Other guest touch points can also be added to the Market Basket as an analysis item. These include time of check in, check out, room entry and exit, housekeeping and other requests and you can look at it all by length of stay and day of stay.

Decision Trees

Understanding the combination of transactions of a guest is critical, but just as important is understanding the order of these transactions. In a resort there are some activities that cannibalize the revenue of other activities. For example, long spa treatments may prohibit guests from spending at the pool bar or restaurant lunch. Decision trees are a data mining tool that reveals the probability that two or several activities will happen in sequence. Decision trees are created by splitting a guest’s choice at any given time into branch-like segments. Each branch shows the probability that a choice “path” will be taken. For example, what is the likelihood that a guest who books through an OTA, 21 Days from arrival, will eat dinner at the restaurant on the second night. The result of this analysis is that you have a map of the probability that a guest will follow a certain pattern of footsteps, thereby allowing Revenue Management, Marketing, and Customer Service to design special offerings around the most like scenarios.
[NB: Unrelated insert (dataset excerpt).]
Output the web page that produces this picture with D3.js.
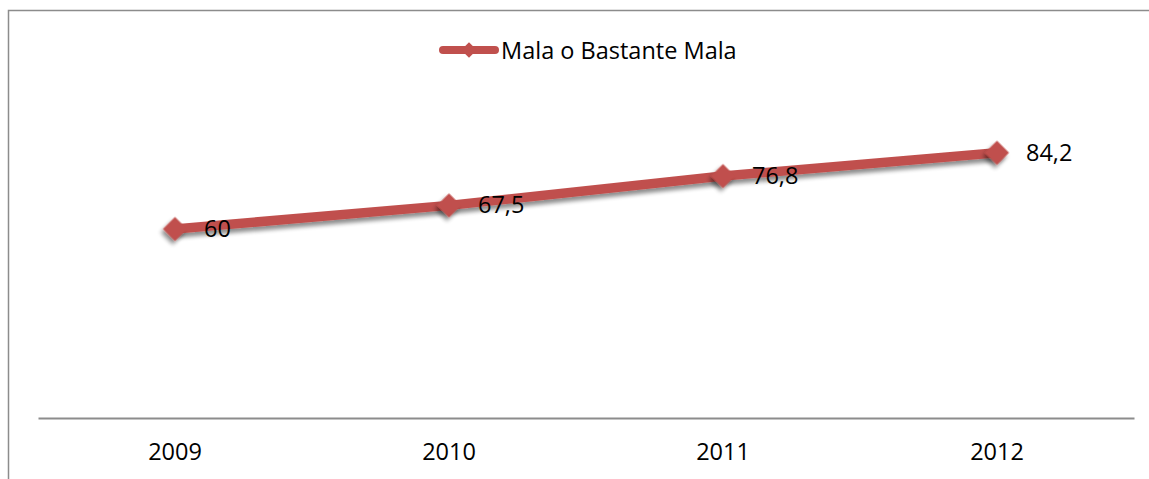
<!DOCTYPE html>
<html><head><meta charset="utf-8">
<script src="https://cdn.jsdelivr.net/npm/d3@7"></script>
<style>body{margin:0;background:#fff;} svg{display:block;}</style>
</head><body>
<svg id="c" width="1149" height="479"></svg>
<script>
const categories = ["2009", "2010", "2011", "2012"];
const values = [60, 67.5, 76.8, 84.2];
const labels = ["60", "67,5", "76,8", "84,2"];
const seriesName = "Mala o Bastante Mala";

const W = 1149, H = 479;
const color = "#C0504D";
const font = "'Open Sans', sans-serif";
const fs = 23.5;
const svg = d3.select("#c");

const defs = svg.append("defs");
const f = defs.append("filter").attr("id","sh").attr("x","-50%").attr("y","-50%").attr("width","200%").attr("height","200%");
f.append("feGaussianBlur").attr("in","SourceAlpha").attr("stdDeviation",2.2).attr("result","b");
f.append("feOffset").attr("in","b").attr("dx",1).attr("dy",4).attr("result","o");
f.append("feComponentTransfer").attr("in","o").attr("result","o2")
  .append("feFuncA").attr("type","linear").attr("slope",0.45);
const m = f.append("feMerge");
m.append("feMergeNode").attr("in","o2");
m.append("feMergeNode").attr("in","SourceGraphic");

// outer border
svg.append("rect").attr("x",8.5).attr("y",10.5).attr("width",W+20).attr("height",H+20)
  .attr("fill","none").attr("stroke","#8c8c8c").attr("stroke-width",1.5);

const x = d3.scaleBand().domain(categories).range([38,1134]);
const y = d3.scaleLinear().domain([0,100]).range([418,103]);

// x axis
const ax = svg.append("g").attr("transform","translate(0,418)")
  .call(d3.axisBottom(x).tickSize(0).tickPadding(0));
ax.select(".domain").attr("stroke","#8c8c8c").attr("stroke-width",2);
ax.selectAll("text").attr("font-family",font).attr("font-size",fs).attr("fill","#000")
  .attr("dy",null).attr("y",42);

const pts = categories.map((c,i)=>({c, v:values[i], l:labels[i]}));
const cx = d => x(d.c) + x.bandwidth()/2;

svg.append("path").datum(pts)
  .attr("d", d3.line().x(cx).y(d=>y(d.v)))
  .attr("fill","none").attr("stroke",color).attr("stroke-width",9.5)
  .attr("stroke-linecap","round").attr("stroke-linejoin","round")
  .attr("filter","url(#sh)");

svg.selectAll(".mk").data(pts).join("path")
  .attr("d", d3.symbol().type(d3.symbolSquare).size(290))
  .attr("transform", d=>`translate(${cx(d)},${y(d.v)}) rotate(45)`)
  .attr("fill",color).attr("filter","url(#sh)");

svg.selectAll(".lb").data(pts).join("text")
  .attr("x", d=>cx(d)+29).attr("y", d=>y(d.v)+8)
  .attr("font-family",font).attr("font-size",fs).attr("fill","#000")
  .text(d=>d.l);

// legend
const lg = svg.append("g");
lg.append("line").attr("x1",443).attr("x2",495).attr("y1",50).attr("y2",50)
  .attr("stroke",color).attr("stroke-width",8).attr("stroke-linecap","round");
lg.append("path").attr("d", d3.symbol().type(d3.symbolSquare).size(120))
  .attr("transform","translate(469,50) rotate(45)").attr("fill",color);
lg.append("text").attr("x",501).attr("y",59).attr("font-family",font).attr("font-size",fs)
  .attr("fill","#000").text(seriesName);
</script>
</body></html>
Decision trees also reveal the bottlenecks that are prohibiting full guest engagement. For example, one resort held on to a checkin policy of 3pm because it was the standard. As a result, many exhausted guests stayed in their room on the first night and ordered room service. The room service menu was limited so the average bill was a fraction of the average restaurant bill. Guests who checked in before 11am, by paying an early check-in fee, conversely spent the day by the pool, indulging in the pool bar and then half of them ate dinner at the restaurant. By moving the check-in time to an earlier hour and eliminating the check-in fee, the hotel not only increased their first night captures significantly but also gained goodwill among their best customers.

The real power of Decision Trees is that they allow you to see relationships among multiple actions at the same time instead of the limited one-cause to one-effect in which most guest actions are perceived. Trees reveal that guest behavior is varied and complicated, but you can predict it enough to profit from being in front of the guest at each steps.

Obviously these powerful techniques are not available to the vast majority of properties yet. However, for those properties who can invest in such research, the upside is evident. Market Basket analysis and Decision Trees allow you to paint a 360 degree picture of every footstep your guests are likely to take so that you can be one step ahead of them.